Edge turbulence and lip deflection drive tears and waste. Advanced edge flow devices meter a controlled side stream that protects the slice edge from recirculation and keeps edges square. Lamella guides and micro vanes align streamlines into the slice so the jet exits with symmetric velocity. Coordinated logic ties edge flow to machine speed, stock temperature, and dilution profile so corrections do not fight one another. Benefits include smaller edge trim, fewer edge flips during starts, and shorter time to target deckle after grade changes, which lifts overall equipment effectiveness. Operators gain clearer visual cues at the tending side due to quieter jet edges.

#9 High resolution CD scanning and coordinated actuator mapping

Scanner resolution sets the ceiling for control performance. Modern frames sample finer and faster, and align their coordinate system with headbox actuator pitch so control matrices are well conditioned. Edge exclusion logic and dynamic filtering remove noisy data during transients without hiding real shifts. Tuning tools compute actuator to sensor influence coefficients and manage constraints like travel limits. With better maps and cleaner data, mills reduce interaction between basis weight, moisture, and ash loops, and can run tighter alarms. That translates into higher yield, improved roll uniformity, and fewer customer claims tied to profile variation.

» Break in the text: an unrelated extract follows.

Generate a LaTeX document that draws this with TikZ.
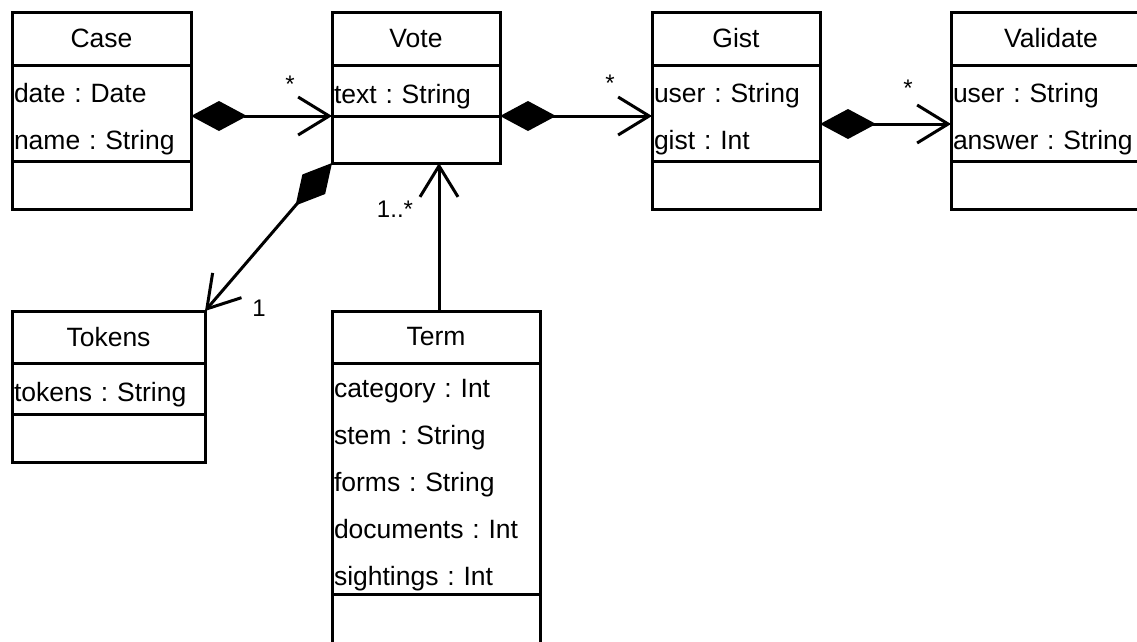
\documentclass[tikz,border=0pt]{standalone}
\usepackage{fontspec}
\setmainfont{Liberation Sans}
\usetikzlibrary{arrows.meta, positioning}
\frenchspacing

\begin{document}
\begin{tikzpicture}[x=1pt, y=-1pt,
    part/.style={draw, line width=3pt, inner sep=0pt, outer sep=0pt, font=\fontsize{26.5}{47}\selectfont},
    head/.style={part, minimum height=53pt},
    attrs/.style={part, align=left, inner xsep=2pt, execute at begin node={\rule{0pt}{31pt}}},
    ops/.style={part},
    mult/.style={anchor=base, inner sep=0pt, font=\fontsize{24}{28}\selectfont},
    comp/.style={line width=3pt, {Diamond[length=56pt,width=30pt]}-{Straight Barb[length=31pt,width=38pt]}},
    assoc/.style={line width=3pt, -{Straight Barb[length=31pt,width=38pt]}}]
    \useasboundingbox (0,0) rectangle (1137,641);
    \clip (0,0) rectangle (1137,641);

    % Top row of classes
    \node[head, anchor=north west, minimum width=179pt] (case head) at (12,12) {Case};
    \node[attrs, text width=175pt, minimum height=96pt, below=0pt of case head] (case attrs) {date : Date\\name : String};
    \node[ops, minimum width=179pt, minimum height=48pt, below=0pt of case attrs] (case ops) {};

    \node[head, anchor=north west, minimum width=168pt] (vote head) at (332,12) {Vote};
    \node[attrs, text width=164pt, minimum height=51pt, below=0pt of vote head] (vote attrs) {text : String};
    \node[ops, minimum width=168pt, minimum height=47pt, below=0pt of vote attrs] (vote ops) {};

    \node[head, anchor=north west, minimum width=168pt] (gist head) at (652,12) {Gist};
    \node[attrs, text width=164pt, minimum height=96pt, below=0pt of gist head] (gist attrs) {user : String\\gist : Int};
    \node[ops, minimum width=168pt, minimum height=48pt, below=0pt of gist attrs] (gist ops) {};

    \node[head, anchor=north west, minimum width=200pt] (validate head) at (951,12) {Validate};
    \node[attrs, text width=196pt, minimum height=96pt, below=0pt of validate head] (validate attrs) {user : String\\answer : String};
    \node[ops, minimum width=200pt, minimum height=48pt, below=0pt of validate attrs] (validate ops) {};

    % Bottom row of classes
    \node[head, anchor=north west, minimum width=193pt, minimum height=52pt] (tokens head) at (12,311) {Tokens};
    \node[attrs, text width=189pt, minimum height=51pt, below=0pt of tokens head] (tokens attrs) {tokens : String};
    \node[ops, minimum width=193pt, minimum height=48pt, below=0pt of tokens attrs] (tokens ops) {};

    \node[head, anchor=north west, minimum width=208pt, minimum height=52pt] (term head) at (332,311) {Term};
    \node[attrs, text width=204pt, minimum height=231pt, below=0pt of term head] (term attrs) {category : Int\\stem : String\\forms : String\\documents : Int\\sightings : Int};
    \node[ops, minimum width=208pt, minimum height=60pt, below=0pt of term attrs] (term ops) {};

    % Associations
    \draw[comp] (case attrs.east |- vote ops.north) -- (vote ops.north west);
    \draw[comp] (vote ops.north east) -- (vote ops.north east -| gist attrs.west);
    \draw[comp] ([yshift=-11pt]gist attrs.east) -- ([yshift=-11pt]validate attrs.west);
    \draw[comp] (vote ops.south west) -- (tokens head.north east);
    \draw[assoc] ([xshift=3pt]term head.north) -- ([xshift=3pt]term head.north |- vote ops.south);

    % Multiplicities
    \node[mult] (case vote) at (290,92) {*};
    \node[mult] (vote gist) at (610,91) {*};
    \node[mult] (gist validate) at (908,96) {*};
    \node[mult] (vote tokens) at (259,316) {1};
    \node[mult] (term vote) at (395,217) {1..*};
\end{tikzpicture}
\end{document}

#10 Digital twins and AI assisted headbox tuning

A digital twin of the approach flow and headbox simulates jet behavior before making on machine changes. It ingests sensor data, lab tests, and grade recipes, then predicts how slice opening, dilution moves, and speed ramps will influence profiles. AI assistants suggest setpoint paths, flag outliers, and learn from outcomes to refine future advice. Teams use the twin to rehearse grade changes, plan maintenance, and train new operators without risk. On the floor, this gives faster stabilization after upset, consistent decisions across shifts, and a structured playbook that captures hard won mill knowledge. Over time, the twin links design upgrades to quantified payback windows.